- [Given data]:
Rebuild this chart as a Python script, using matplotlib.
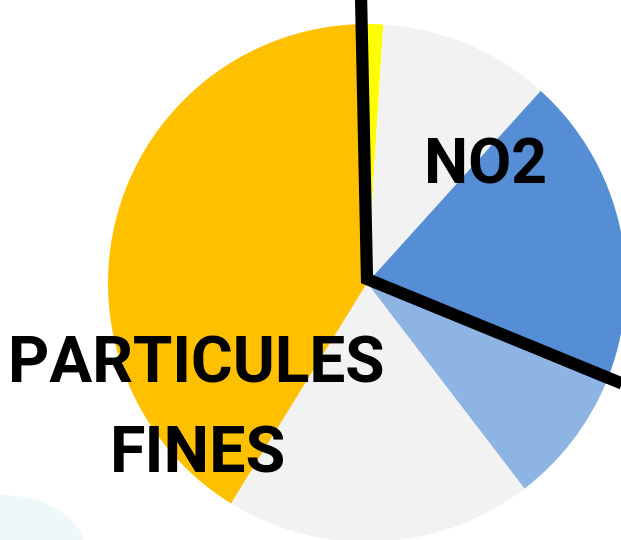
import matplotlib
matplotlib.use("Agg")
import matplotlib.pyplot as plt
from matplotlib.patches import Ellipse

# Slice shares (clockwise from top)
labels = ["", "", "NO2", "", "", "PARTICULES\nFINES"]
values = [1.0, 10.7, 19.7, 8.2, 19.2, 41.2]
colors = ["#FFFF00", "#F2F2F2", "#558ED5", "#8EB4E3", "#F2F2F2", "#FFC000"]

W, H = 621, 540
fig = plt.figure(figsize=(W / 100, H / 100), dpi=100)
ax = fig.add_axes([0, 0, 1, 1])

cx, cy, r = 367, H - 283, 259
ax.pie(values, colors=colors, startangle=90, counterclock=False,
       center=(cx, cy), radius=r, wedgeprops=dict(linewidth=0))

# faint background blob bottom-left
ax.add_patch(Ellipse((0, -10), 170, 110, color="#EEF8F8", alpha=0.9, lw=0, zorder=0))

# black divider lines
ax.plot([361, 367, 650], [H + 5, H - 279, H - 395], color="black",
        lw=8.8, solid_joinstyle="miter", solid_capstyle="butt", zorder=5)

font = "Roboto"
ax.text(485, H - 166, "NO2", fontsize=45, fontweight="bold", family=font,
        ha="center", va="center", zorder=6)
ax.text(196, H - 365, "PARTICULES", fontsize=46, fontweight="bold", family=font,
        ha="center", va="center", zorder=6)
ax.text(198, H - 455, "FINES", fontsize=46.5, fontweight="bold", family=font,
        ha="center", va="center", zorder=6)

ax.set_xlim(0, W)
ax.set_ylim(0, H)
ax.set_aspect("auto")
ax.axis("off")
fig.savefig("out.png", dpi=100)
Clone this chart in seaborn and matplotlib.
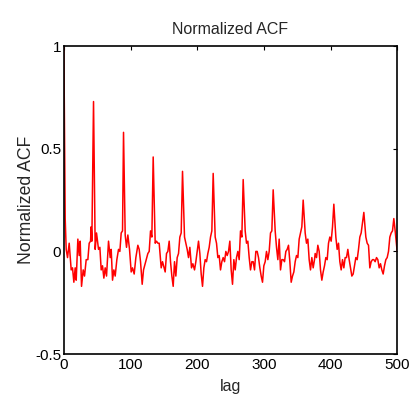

- [Your instructions]:
Write the lines above out again exactly, without any of their pictures.

- [Task output]:
Rebuild this chart as a Python script, using matplotlib.
import matplotlib
matplotlib.use("Agg")
import matplotlib.pyplot as plt
from matplotlib.patches import Ellipse

# Slice shares (clockwise from top)
labels = ["", "", "NO2", "", "", "PARTICULES\nFINES"]
values = [1.0, 10.7, 19.7, 8.2, 19.2, 41.2]
colors = ["#FFFF00", "#F2F2F2", "#558ED5", "#8EB4E3", "#F2F2F2", "#FFC000"]

W, H = 621, 540
fig = plt.figure(figsize=(W / 100, H / 100), dpi=100)
ax = fig.add_axes([0, 0, 1, 1])

cx, cy, r = 367, H - 283, 259
ax.pie(values, colors=colors, startangle=90, counterclock=False,
       center=(cx, cy), radius=r, wedgeprops=dict(linewidth=0))

# faint background blob bottom-left
ax.add_patch(Ellipse((0, -10), 170, 110, color="#EEF8F8", alpha=0.9, lw=0, zorder=0))

# black divider lines
ax.plot([361, 367, 650], [H + 5, H - 279, H - 395], color="black",
        lw=8.8, solid_joinstyle="miter", solid_capstyle="butt", zorder=5)

font = "Roboto"
ax.text(485, H - 166, "NO2", fontsize=45, fontweight="bold", family=font,
        ha="center", va="center", zorder=6)
ax.text(196, H - 365, "PARTICULES", fontsize=46, fontweight="bold", family=font,
        ha="center", va="center", zorder=6)
ax.text(198, H - 455, "FINES", fontsize=46.5, fontweight="bold", family=font,
        ha="center", va="center", zorder=6)

ax.set_xlim(0, W)
ax.set_ylim(0, H)
ax.set_aspect("auto")
ax.axis("off")
fig.savefig("out.png", dpi=100)
Clone this chart in seaborn and matplotlib.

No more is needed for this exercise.